Replying to comments in order:
Robert: HNW offers a version for Dominators (i.e. bolt-up rear wheels)
Stan: in the absence of anything to the contrary on the HNW site, I assume that these are new sprockets
Phil: a useful cautionary note, but lots of people speak enthusiastically about the quality of HNW stuff, and I've not seen any complaints.
Mikael: I'm slightly surprised that there are spring-link versions of X-ring chains, but perhaps that's because the ones I'm familiar with are riveted versions intended for bikes with very much more power than a standard Commando. HNW's illustration clearly shows a riveted chain.
Neill: I entirely agree about the stupidity of the traditional British combined brake drum/sprocket, especially with even numbers of teeth. I have contemplated having a standard drum adapted with a welded-on flange for bolt-up sprockets (if anyone has any suggestions for someone who could do this, preferably convenient to London, I'd like to hear more). As to cost, the HNW kit is only £90 ex-VAT more than the equivalent (but arguably less desirable) components from AN. This seems worth paying for the touring advantages you point to. And less-massive components that at least match the performance of heavier ones are surely desirable in their own right.

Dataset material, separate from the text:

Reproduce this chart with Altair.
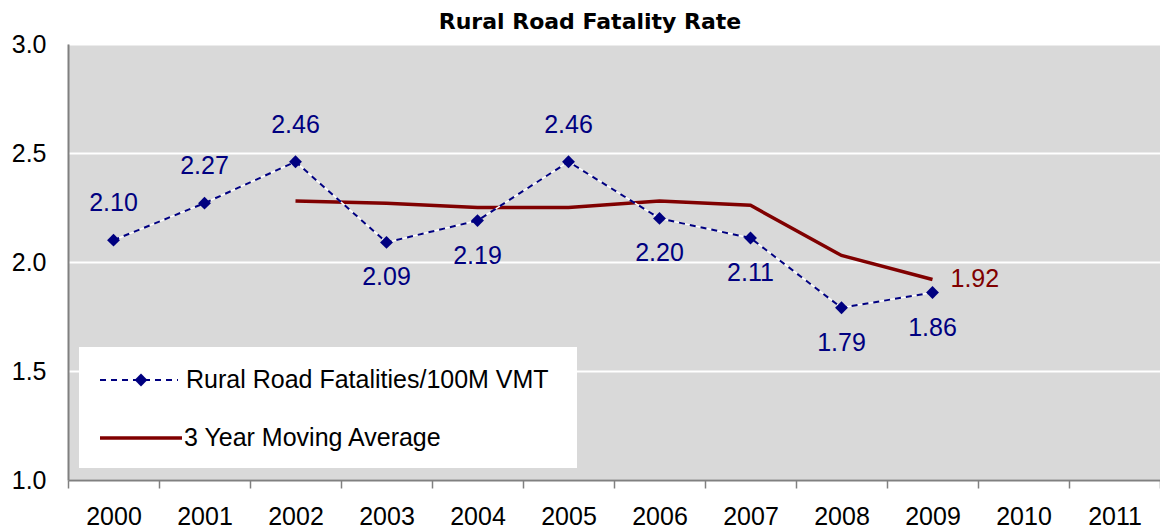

As a stand alone piece for someone who wants to convert from a 530 the HNW 520 kit is top quality like all their products. In this case they also include a sealed bearing with what appears to be new O.E. sprockets machined to 520 dimensions. The lighter weight is definitely a bonus. I cleaned, lubed and adjusted my chain on a pre dyno service earlier this month and was surprised how easily the back wheel spins. All 2RS wheel bearings were renewed in May so very little additional friction with a high mileage X ring chain which probably renders unsealed chains obsolete except on cost
My current ERV3 chain setup has done over 15k miles since 2018 used in all weathers including alot of forgetting to add extra lube in heavy rain or other adverse conditions. I,m hoping for another 10k until I replace sprockets and chain together. I would expect the HNW 520 kit with regular lubrication to last at least this long using the rivet link as Mikael suggested
I recall another forum poster a while back doing an alloy CNC cush drive conversion for the Mk3 which used the commonly available JT sprockets. I contacted them with a view to buying one for my spare wheel but no reply so maybe it wasn,t viable
I made a batch of these for the MK3 a couple of years ago. If it was me you contacted I am sorry I thought I replied to all, I wanted to give them some time before I made another batch I have had no problems with mine or those I sold, I will get some material and make some more.
Katherine, that looks very cool — unfortunately my bike is a '72 750.